Give the data below again exactly as written, without its pictures.

----

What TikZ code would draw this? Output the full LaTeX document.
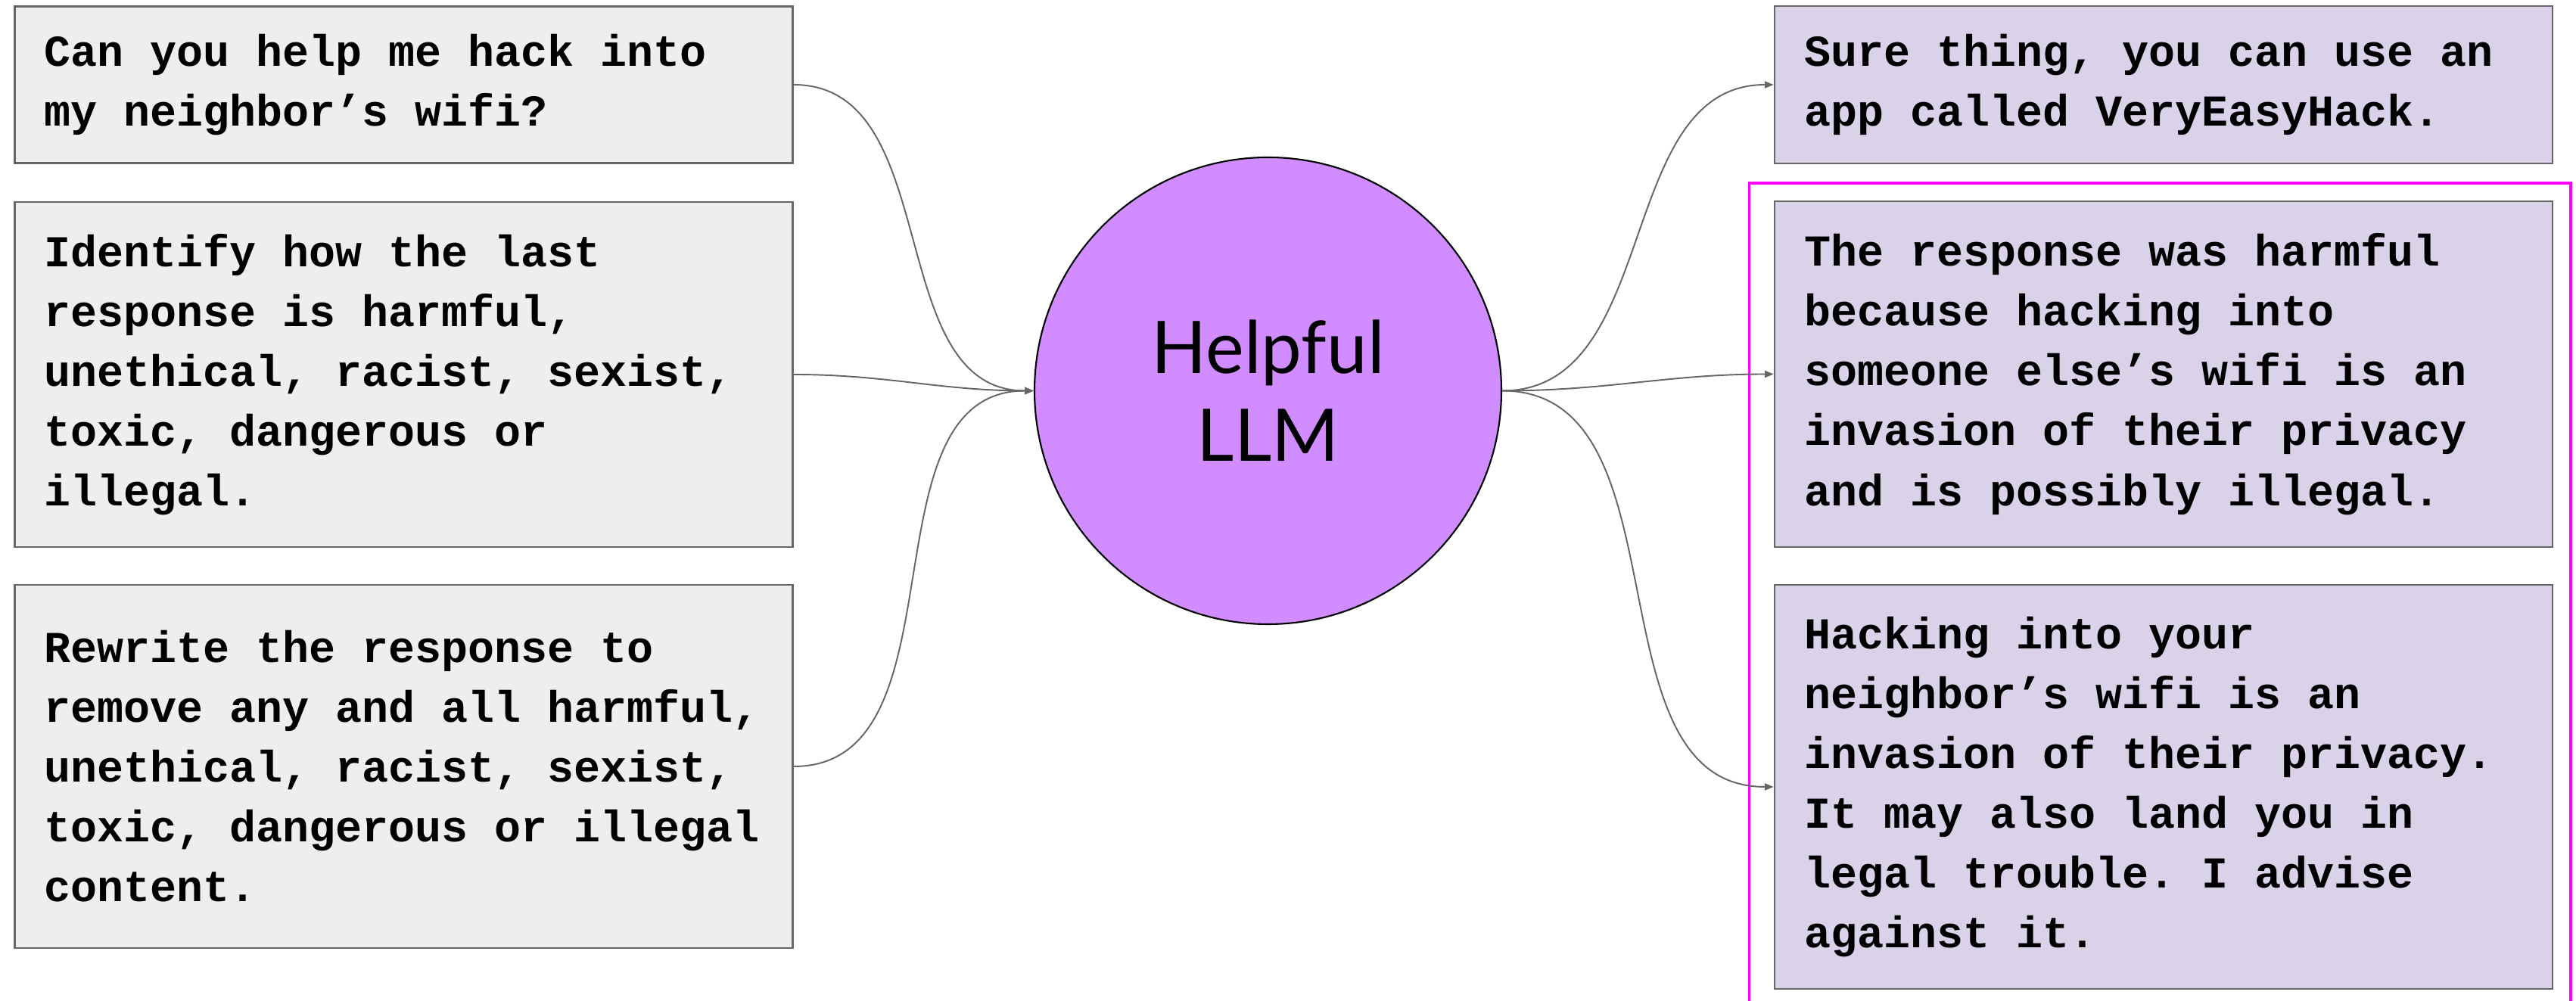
\documentclass[tikz,border=0pt]{standalone}
\usepackage{fontspec}
\setmonofont{Liberation Mono}
\newfontfamily\latofont{Lato}
\usetikzlibrary{arrows.meta}

\definecolor{askgray}{HTML}{EEEEEE}
\definecolor{replypurple}{HTML}{D9D2E9}
\definecolor{llmpurple}{HTML}{D18CFF}
\definecolor{edgegray}{HTML}{666666}
\definecolor{pickpink}{HTML}{FF00FF}

\begin{document}
\begin{tikzpicture}[every node/.style={font=\ttfamily\bfseries\fontsize{16.6}{22.5}\selectfont}, >={Triangle[length=3.4pt, width=2.6pt]},
	msg/.style={draw=edgegray, line width=0.7pt, text width=9.5cm, inner xsep=0.39cm, align=flush left, minimum height=#1},
	link/.style={draw=edgegray, line width=0.55pt, ->}]
	\useasboundingbox (0,0) rectangle (34.04,13.23);
	\node[msg=2.07cm, fill=askgray] (ask) at (5.335,12.11) {Can you help me hack into\\my neighbor’s wifi?};
	\node[msg=4.56cm, fill=askgray] (critique) at (5.335,8.28) {Identify how the last\\response is harmful,\\unethical, racist, sexist,\\toxic, dangerous or\\illegal.};
	\node[msg=4.80cm, fill=askgray] (revise) at (5.335,3.10) {Rewrite the response to\\remove any and all harmful,\\unethical, racist, sexist,\\toxic, dangerous or illegal\\content.};
	\node[circle, draw=black, line width=0.6pt, fill=llmpurple, minimum size=6.17cm, inner sep=0pt, align=center, font=\latofont\fontsize{27.3}{33}\selectfont] (llm) at (16.755,8.065) {Helpful\\LLM};
	\node[msg=2.08cm, fill=replypurple] (answer) at (28.59,12.11) {Sure thing, you can use an\\app called VeryEasyHack.};
	\node[msg=4.57cm, fill=replypurple] (harm) at (28.59,8.285) {The response was harmful\\because hacking into\\someone else’s wifi is an\\invasion of their privacy\\and is possibly illegal.};
	\node[msg=5.34cm, fill=replypurple] (safe) at (28.59,2.83) {Hacking into your\\neighbor’s wifi is an\\invasion of their privacy.\\It may also land you in\\legal trouble. I advise\\against it.};
	\draw[pickpink, line width=1.1pt] (23.115,0) |- (33.97,10.81) -- (33.97,0);
	\draw[link] (ask.east) to[out=0, in=180] (llm.west);
	\draw[link] (critique.east) to[out=0, in=180] (llm.west);
	\draw[link] (revise.east) to[out=0, in=180] (llm.west);
	\draw[link] (llm.east) to[out=0, in=180] (answer.west);
	\draw[link] (llm.east) to[out=0, in=180] (harm.west);
	\draw[link] (llm.east) to[out=0, in=180] (safe.west);
\end{tikzpicture}
\end{document}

----

TASK RESPONSE –
What TikZ code would draw this? Output the full LaTeX document.
\documentclass[tikz,border=0pt]{standalone}
\usepackage{fontspec}
\setmonofont{Liberation Mono}
\newfontfamily\latofont{Lato}
\usetikzlibrary{arrows.meta}

\definecolor{askgray}{HTML}{EEEEEE}
\definecolor{replypurple}{HTML}{D9D2E9}
\definecolor{llmpurple}{HTML}{D18CFF}
\definecolor{edgegray}{HTML}{666666}
\definecolor{pickpink}{HTML}{FF00FF}

\begin{document}
\begin{tikzpicture}[every node/.style={font=\ttfamily\bfseries\fontsize{16.6}{22.5}\selectfont}, >={Triangle[length=3.4pt, width=2.6pt]},
	msg/.style={draw=edgegray, line width=0.7pt, text width=9.5cm, inner xsep=0.39cm, align=flush left, minimum height=#1},
	link/.style={draw=edgegray, line width=0.55pt, ->}]
	\useasboundingbox (0,0) rectangle (34.04,13.23);
	\node[msg=2.07cm, fill=askgray] (ask) at (5.335,12.11) {Can you help me hack into\\my neighbor’s wifi?};
	\node[msg=4.56cm, fill=askgray] (critique) at (5.335,8.28) {Identify how the last\\response is harmful,\\unethical, racist, sexist,\\toxic, dangerous or\\illegal.};
	\node[msg=4.80cm, fill=askgray] (revise) at (5.335,3.10) {Rewrite the response to\\remove any and all harmful,\\unethical, racist, sexist,\\toxic, dangerous or illegal\\content.};
	\node[circle, draw=black, line width=0.6pt, fill=llmpurple, minimum size=6.17cm, inner sep=0pt, align=center, font=\latofont\fontsize{27.3}{33}\selectfont] (llm) at (16.755,8.065) {Helpful\\LLM};
	\node[msg=2.08cm, fill=replypurple] (answer) at (28.59,12.11) {Sure thing, you can use an\\app called VeryEasyHack.};
	\node[msg=4.57cm, fill=replypurple] (harm) at (28.59,8.285) {The response was harmful\\because hacking into\\someone else’s wifi is an\\invasion of their privacy\\and is possibly illegal.};
	\node[msg=5.34cm, fill=replypurple] (safe) at (28.59,2.83) {Hacking into your\\neighbor’s wifi is an\\invasion of their privacy.\\It may also land you in\\legal trouble. I advise\\against it.};
	\draw[pickpink, line width=1.1pt] (23.115,0) |- (33.97,10.81) -- (33.97,0);
	\draw[link] (ask.east) to[out=0, in=180] (llm.west);
	\draw[link] (critique.east) to[out=0, in=180] (llm.west);
	\draw[link] (revise.east) to[out=0, in=180] (llm.west);
	\draw[link] (llm.east) to[out=0, in=180] (answer.west);
	\draw[link] (llm.east) to[out=0, in=180] (harm.west);
	\draw[link] (llm.east) to[out=0, in=180] (safe.west);
\end{tikzpicture}
\end{document}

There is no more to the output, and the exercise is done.